[Data records]

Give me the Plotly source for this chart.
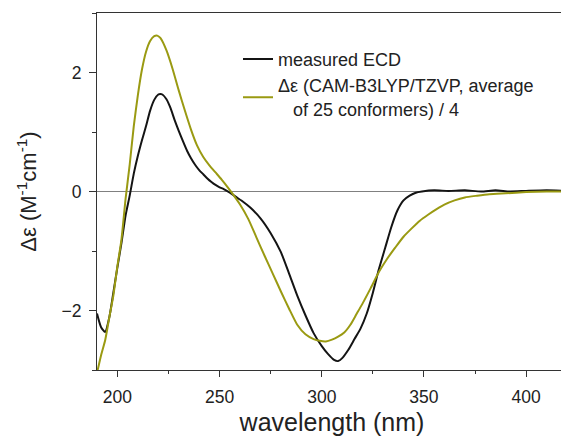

==

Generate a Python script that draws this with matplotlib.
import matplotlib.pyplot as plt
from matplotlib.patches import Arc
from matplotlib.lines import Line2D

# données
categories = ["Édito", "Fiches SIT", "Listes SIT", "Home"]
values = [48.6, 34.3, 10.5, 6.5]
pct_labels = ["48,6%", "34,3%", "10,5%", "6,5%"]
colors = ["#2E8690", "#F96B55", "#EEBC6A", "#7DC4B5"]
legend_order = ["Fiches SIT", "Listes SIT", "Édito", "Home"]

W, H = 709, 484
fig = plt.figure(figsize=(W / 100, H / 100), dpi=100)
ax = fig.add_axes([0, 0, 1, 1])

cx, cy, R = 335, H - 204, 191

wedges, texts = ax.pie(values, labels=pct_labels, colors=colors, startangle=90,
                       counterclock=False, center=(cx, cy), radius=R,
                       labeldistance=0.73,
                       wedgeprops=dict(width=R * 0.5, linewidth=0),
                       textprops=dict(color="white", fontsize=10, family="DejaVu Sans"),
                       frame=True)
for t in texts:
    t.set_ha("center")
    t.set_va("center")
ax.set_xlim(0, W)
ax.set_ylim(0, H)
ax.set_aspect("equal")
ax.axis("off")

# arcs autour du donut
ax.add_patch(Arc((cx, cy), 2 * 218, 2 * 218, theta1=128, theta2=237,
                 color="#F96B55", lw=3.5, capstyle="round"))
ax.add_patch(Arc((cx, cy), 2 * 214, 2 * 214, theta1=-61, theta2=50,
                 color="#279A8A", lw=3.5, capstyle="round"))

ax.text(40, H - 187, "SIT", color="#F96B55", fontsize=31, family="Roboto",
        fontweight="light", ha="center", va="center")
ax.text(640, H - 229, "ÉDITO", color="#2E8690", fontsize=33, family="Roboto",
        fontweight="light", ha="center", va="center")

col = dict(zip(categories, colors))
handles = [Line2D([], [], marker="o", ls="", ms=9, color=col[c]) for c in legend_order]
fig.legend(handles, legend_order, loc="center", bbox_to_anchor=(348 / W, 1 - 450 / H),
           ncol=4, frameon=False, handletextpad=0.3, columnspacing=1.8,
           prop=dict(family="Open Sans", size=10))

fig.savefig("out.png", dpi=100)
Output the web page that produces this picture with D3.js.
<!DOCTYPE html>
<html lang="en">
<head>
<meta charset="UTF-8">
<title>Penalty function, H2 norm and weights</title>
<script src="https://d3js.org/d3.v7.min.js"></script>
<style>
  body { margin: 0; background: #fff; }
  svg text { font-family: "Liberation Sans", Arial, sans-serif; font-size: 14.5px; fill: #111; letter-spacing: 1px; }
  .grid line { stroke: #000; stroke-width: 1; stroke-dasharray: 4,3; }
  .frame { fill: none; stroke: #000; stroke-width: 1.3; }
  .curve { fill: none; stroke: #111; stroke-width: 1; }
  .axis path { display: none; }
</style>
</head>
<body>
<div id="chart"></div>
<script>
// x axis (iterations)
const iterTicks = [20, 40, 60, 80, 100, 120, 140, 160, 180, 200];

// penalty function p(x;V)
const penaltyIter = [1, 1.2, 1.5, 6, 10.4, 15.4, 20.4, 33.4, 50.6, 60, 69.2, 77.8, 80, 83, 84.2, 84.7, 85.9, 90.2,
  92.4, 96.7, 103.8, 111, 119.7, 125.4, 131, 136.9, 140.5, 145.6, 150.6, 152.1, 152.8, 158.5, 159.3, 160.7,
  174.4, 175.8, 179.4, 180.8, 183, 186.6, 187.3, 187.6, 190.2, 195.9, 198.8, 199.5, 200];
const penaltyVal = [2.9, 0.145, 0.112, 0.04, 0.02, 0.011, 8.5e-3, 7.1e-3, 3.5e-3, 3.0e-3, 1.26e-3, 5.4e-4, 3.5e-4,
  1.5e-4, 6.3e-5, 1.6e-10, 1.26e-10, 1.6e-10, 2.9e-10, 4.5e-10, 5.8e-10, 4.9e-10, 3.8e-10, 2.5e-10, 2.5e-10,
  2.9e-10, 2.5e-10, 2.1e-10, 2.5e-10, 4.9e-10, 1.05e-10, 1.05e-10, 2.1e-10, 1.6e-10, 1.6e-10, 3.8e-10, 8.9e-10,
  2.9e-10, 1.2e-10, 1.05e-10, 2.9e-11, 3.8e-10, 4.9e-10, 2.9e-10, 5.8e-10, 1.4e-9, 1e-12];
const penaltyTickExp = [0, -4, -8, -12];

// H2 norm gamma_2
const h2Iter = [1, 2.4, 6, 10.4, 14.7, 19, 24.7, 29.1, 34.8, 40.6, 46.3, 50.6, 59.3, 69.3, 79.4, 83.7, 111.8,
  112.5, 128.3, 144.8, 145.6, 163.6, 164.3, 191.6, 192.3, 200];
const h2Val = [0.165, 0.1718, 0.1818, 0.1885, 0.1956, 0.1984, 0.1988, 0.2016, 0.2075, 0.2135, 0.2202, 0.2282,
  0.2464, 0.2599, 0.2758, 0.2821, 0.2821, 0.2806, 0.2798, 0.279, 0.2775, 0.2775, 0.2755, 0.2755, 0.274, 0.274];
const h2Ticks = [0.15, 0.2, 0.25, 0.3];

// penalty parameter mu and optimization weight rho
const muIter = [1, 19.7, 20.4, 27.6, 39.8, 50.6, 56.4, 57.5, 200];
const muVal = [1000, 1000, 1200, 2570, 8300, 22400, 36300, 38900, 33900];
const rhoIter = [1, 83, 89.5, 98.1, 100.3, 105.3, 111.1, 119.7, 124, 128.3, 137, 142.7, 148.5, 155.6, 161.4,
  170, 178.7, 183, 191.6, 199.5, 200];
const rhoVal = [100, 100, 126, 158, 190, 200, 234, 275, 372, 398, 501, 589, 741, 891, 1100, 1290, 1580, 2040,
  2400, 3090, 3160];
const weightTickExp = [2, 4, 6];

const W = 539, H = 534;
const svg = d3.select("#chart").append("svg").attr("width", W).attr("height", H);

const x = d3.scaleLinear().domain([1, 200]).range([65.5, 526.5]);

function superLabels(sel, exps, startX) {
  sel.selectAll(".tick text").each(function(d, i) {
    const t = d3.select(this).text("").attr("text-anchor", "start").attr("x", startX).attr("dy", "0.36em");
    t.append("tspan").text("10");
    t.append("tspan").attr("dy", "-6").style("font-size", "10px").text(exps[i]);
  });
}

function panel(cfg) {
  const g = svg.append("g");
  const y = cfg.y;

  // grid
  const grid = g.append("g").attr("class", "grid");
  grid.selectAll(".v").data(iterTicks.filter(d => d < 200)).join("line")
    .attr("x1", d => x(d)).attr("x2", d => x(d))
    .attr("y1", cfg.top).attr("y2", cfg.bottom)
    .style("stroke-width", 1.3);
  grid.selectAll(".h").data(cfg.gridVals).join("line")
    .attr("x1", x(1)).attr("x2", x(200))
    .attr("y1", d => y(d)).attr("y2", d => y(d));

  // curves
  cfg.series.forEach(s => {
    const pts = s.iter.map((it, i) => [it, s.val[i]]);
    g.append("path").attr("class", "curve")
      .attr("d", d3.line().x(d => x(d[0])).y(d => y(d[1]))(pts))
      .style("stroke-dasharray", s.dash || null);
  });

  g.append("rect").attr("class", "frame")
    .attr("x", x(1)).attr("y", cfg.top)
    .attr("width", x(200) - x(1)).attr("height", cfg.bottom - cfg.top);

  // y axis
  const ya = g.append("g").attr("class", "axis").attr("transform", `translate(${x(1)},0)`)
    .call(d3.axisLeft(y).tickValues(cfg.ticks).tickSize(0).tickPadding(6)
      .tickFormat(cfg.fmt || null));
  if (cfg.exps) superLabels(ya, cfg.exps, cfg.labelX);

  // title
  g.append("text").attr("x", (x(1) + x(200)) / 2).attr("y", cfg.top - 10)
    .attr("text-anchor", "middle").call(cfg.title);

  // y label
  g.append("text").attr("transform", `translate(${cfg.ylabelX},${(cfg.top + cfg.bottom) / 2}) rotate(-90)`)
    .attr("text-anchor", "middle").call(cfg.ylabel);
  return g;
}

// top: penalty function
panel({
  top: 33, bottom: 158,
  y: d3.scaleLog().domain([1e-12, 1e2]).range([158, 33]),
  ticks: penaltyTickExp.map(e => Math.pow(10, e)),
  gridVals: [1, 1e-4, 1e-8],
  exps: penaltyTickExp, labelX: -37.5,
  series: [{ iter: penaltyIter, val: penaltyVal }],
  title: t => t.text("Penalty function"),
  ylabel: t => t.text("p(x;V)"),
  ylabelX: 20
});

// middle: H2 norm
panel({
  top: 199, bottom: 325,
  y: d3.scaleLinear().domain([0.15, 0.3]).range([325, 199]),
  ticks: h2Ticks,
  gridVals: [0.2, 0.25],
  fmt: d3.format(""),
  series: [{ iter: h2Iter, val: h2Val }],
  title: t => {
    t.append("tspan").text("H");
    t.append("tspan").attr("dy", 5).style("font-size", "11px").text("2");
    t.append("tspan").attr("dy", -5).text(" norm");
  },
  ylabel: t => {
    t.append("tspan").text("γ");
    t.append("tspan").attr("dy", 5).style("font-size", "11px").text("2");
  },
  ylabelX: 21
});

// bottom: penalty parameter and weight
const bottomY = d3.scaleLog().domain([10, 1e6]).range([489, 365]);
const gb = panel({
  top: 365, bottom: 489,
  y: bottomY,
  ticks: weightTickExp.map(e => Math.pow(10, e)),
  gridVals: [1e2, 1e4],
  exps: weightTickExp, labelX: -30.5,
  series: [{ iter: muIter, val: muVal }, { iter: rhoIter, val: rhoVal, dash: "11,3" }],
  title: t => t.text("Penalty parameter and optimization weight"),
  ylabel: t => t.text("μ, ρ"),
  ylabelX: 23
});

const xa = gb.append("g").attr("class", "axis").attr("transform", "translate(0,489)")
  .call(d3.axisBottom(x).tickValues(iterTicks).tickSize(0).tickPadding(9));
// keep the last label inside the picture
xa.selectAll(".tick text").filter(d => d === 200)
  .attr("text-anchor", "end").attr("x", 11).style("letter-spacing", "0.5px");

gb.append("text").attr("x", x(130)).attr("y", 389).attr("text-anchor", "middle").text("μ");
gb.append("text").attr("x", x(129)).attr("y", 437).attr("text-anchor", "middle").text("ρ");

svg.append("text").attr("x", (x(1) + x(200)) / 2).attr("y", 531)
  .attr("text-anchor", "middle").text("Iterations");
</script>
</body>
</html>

[Written problem]
Reproduce, exactly as written, the stretch of lines whose first line is the one with "Generate a Python" and whose last line is the one with "from matplotlib.lines import Line2D".

[Exercise response]
Generate a Python script that draws this with matplotlib.
import matplotlib.pyplot as plt
from matplotlib.patches import Arc
from matplotlib.lines import Line2D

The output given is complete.